If this new standard is truly what developers need, every JSON implementor will spend few hours to test and optimize the well defined standard in order to accept comments, isn't it?
I mean ... RFC 4627 was not meant to be the final solution, that was a Crockford proposal universally adopted.
To create a new standard able to extend RFC 4627 should not be a big problem ... or maybe ...

JSON Is Not A JavaScript Thing

The JSON serialization looks just like JavaScript ... but not JavaScript only.
Other programming languages use curly brackets and squared brackets to define lists and objects ( Python and others ) ... the fact JSON has been accepted so well is probably because the design of the format was indeed already widely adopted, it was not a JS thing, and never should be.
What's the deal here, is define a standard for JSON comments.
Let me better explain this point ...

I am a JS developer and I edit my JSON files via my JS editor ... fair enough ... I want to communicate my data to a server side service, let's say Python.
Python would like to be able to parse my data and produce a file compatible with ... Python, of course.
Does it mean that Python at that point should keep comments in a JavaScript standard? And why that, since the format used to exchange data was already somehow evaluable via Python and right now not anymore due some double slash in the file?

# this is PYTHOOOOOOOOOON
o = {"test": "data"}
o.get("test") # data

Will the renewed JSON work as well?


# still python
o = {"test": "data"} // and some WTF
o.get("test")

>> SyntaxError: invalid syntax

Well done ... making JSON with comments a JS thing python, as other languages, need extra effort to parse data.
What will happen once Python uses the json library?

import json

jsonh.loads(theReceivedData);

Should it print data with python compatible comments or with JS compatible comments so that data is not directly usable anymore for any python application, storing it as example in a file.py or a database ?
And once the renewed JSON has been transformed into Python valid syntax, wouldn't this file not be usable anymore from all others programming languages due possible syntax errors ?

Not That Easy

I like JSON as it is, except few broken implementations quite common even on browsers, because it's about creating a bloody piece of text many other languages can understand basically on the fly.
No need to remember which comment style has been saved with that version of JSON, no need to parse back and finally, no need to ask every single programming language that is using JSON as protocol to update their legacy ... that just worked, and it will aways work for what it was meant: transfer data, not transfer JS like code without functions and/or functions calls only ...
What we are doing, we as JavaScript developer, is to abuse JSON as if it's a piece of our JS code, polluting today with comments, and who knows what else tomorrow.
The right way to go, still in my opinion, would be, once again, to enrich, propose, create, a new standard that allows comments and why not, other features.
As example, what I always found annoying is that in PHP we can unserialize preserving the class, so that we can serialize objects states ... where is this in JSON?
Nowhere, indeed I have spent in my past few hours trying to enrich this protocol ... did it work? Was it interesting ? Probably not, except for my last attempt that is 100% based on current JSON and it's about optimizing bandwidth and performances ... that worked better, accordingly with JSONH github status, still I was not expecting every other that never had this problem to adopt that approach ... you know what I mean?

Still Valid JSON

If it's about writing comments, next snippet is perfectly valid JSON string. All we need to do is to use the replacer in a proper way:

{
"@description": "something meaningful",
"property": "value",

"@description": "something else",
"other": "other value"
}

// parse above text via JSON
console.log(JSON.parse(aboveText, function (key, value){
if (key.charAt(0) != "@")
return value;
}));

Here we are with our object, comments manually written on the original JSON, and every language able to parse them

5 comments:

Toby Osbourn said...

I really like the idea of doing something like @comment:'This is my comment'.

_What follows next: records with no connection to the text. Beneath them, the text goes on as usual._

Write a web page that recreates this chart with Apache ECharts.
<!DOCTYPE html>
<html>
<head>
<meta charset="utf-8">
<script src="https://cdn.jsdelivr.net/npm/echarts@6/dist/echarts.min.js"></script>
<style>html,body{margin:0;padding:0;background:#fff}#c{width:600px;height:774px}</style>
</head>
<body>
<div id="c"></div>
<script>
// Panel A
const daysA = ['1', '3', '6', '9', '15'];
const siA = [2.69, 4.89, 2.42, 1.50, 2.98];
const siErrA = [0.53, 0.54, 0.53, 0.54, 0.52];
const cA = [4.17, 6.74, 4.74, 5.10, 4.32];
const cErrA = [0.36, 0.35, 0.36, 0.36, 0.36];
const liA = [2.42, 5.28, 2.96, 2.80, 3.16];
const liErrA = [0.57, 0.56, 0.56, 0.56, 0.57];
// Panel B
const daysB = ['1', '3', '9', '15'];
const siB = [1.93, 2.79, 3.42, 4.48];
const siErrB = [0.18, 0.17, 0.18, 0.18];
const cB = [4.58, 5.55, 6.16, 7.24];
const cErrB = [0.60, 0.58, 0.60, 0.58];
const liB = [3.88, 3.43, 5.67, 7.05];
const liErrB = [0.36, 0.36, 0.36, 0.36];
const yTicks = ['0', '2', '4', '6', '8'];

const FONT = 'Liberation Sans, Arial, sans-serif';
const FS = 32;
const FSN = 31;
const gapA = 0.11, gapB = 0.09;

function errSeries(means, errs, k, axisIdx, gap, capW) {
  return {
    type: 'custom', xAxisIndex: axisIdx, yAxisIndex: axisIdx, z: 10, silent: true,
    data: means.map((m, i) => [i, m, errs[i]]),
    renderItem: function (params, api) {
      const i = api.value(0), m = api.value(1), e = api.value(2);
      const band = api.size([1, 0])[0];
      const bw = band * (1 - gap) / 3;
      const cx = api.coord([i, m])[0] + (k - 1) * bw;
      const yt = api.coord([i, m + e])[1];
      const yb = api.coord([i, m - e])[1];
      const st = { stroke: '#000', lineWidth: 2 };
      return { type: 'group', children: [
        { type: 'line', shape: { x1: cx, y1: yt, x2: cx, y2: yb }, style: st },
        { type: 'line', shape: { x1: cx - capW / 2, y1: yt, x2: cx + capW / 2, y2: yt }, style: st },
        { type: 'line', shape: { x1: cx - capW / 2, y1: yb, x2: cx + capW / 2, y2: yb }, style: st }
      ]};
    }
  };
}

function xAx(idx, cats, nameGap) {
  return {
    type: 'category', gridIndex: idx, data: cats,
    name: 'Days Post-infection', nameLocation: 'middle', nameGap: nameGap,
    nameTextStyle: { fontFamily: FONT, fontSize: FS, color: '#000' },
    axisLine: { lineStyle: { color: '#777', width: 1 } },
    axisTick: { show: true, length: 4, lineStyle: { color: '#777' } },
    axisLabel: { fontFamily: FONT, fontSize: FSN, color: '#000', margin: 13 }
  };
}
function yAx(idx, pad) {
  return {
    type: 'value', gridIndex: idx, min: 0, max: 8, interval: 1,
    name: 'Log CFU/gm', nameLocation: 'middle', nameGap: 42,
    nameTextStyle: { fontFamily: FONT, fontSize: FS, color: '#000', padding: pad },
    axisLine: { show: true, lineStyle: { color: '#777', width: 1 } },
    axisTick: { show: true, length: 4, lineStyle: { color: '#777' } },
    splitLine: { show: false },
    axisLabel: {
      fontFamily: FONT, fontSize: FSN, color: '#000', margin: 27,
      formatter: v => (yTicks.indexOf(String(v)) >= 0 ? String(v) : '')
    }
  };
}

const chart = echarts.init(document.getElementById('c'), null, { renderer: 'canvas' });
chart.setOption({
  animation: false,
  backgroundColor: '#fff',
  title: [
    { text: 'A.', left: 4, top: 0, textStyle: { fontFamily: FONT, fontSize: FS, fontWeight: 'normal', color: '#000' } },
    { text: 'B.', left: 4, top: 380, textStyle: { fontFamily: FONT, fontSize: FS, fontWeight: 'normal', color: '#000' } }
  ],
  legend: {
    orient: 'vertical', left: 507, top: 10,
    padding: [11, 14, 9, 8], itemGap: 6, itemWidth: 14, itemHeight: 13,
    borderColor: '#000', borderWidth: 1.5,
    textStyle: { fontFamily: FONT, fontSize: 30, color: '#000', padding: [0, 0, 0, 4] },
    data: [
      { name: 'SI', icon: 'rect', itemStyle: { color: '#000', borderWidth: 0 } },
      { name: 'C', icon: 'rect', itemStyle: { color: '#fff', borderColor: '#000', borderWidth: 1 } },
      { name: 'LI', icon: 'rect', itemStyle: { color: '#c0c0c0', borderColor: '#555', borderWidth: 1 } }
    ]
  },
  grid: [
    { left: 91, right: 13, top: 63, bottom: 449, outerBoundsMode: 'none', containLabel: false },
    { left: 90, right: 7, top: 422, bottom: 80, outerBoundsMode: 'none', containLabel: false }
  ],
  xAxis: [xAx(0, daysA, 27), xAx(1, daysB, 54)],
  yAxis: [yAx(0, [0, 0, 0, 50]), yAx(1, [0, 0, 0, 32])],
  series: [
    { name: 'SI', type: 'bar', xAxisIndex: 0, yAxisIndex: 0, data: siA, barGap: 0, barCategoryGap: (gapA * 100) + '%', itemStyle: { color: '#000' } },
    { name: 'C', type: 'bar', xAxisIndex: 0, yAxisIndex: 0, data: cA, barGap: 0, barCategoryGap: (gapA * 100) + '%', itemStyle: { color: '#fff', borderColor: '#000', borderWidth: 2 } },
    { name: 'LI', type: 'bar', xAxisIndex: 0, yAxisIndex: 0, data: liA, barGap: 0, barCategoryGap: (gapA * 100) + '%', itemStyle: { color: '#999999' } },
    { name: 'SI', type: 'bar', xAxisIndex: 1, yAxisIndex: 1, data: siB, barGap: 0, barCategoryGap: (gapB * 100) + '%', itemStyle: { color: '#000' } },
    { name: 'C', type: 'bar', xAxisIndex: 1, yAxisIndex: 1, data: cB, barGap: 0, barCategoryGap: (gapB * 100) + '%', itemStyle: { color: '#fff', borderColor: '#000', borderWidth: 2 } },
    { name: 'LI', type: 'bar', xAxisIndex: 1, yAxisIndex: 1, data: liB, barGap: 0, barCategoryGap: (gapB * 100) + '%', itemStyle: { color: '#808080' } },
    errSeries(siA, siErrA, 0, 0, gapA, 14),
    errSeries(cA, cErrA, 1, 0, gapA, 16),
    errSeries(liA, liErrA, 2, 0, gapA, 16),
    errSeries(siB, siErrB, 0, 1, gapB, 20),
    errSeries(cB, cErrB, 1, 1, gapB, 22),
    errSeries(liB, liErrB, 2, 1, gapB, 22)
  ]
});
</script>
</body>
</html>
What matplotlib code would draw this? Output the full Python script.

My only concern would be that if we started doing this and it only half took off, people would have to make the mental switch from JSON they have to clean to JSON they don't.

Andrea Giammarchi said...

the clean is not mandatory, is just a nice have.
The reason anyone would like to put comments are configuration files ... those we write manually, those always parsed with specific properties check.

If the software that relies in a JSON config file does a for loop, is not a big deal to ignore keys that start with a common convention, e.g. the @

For all other cases, like data transfer, the reason we all use JSON, this comments thing is a non problem, imho

Bil Simser said...

I too like the @comment metatag. If parsers would just ignore those as part of data and you could check for them and pluck them out that would be fine. I really don't see the need for comments in JSON. If someone needs to describe it with verbage the file isn't the place for that. Providers and consumers should know what the nodes are for and if they don't, sticking comments in isn't the way to solve that problem. It's a process issue, not a technology one.

Unknown said...

If you post some multibyte characters then you exceed 140 bytes. ;)

Unknown said...

The purists are going to hate commenting in this way because it means a larger memory footprint when the corresponding structure is built.

For those purists, there's nothing stopping an enterprising developer from using a SAX style parser to build the structure and ignore the comments while doing so.

All that to say, I like this approach.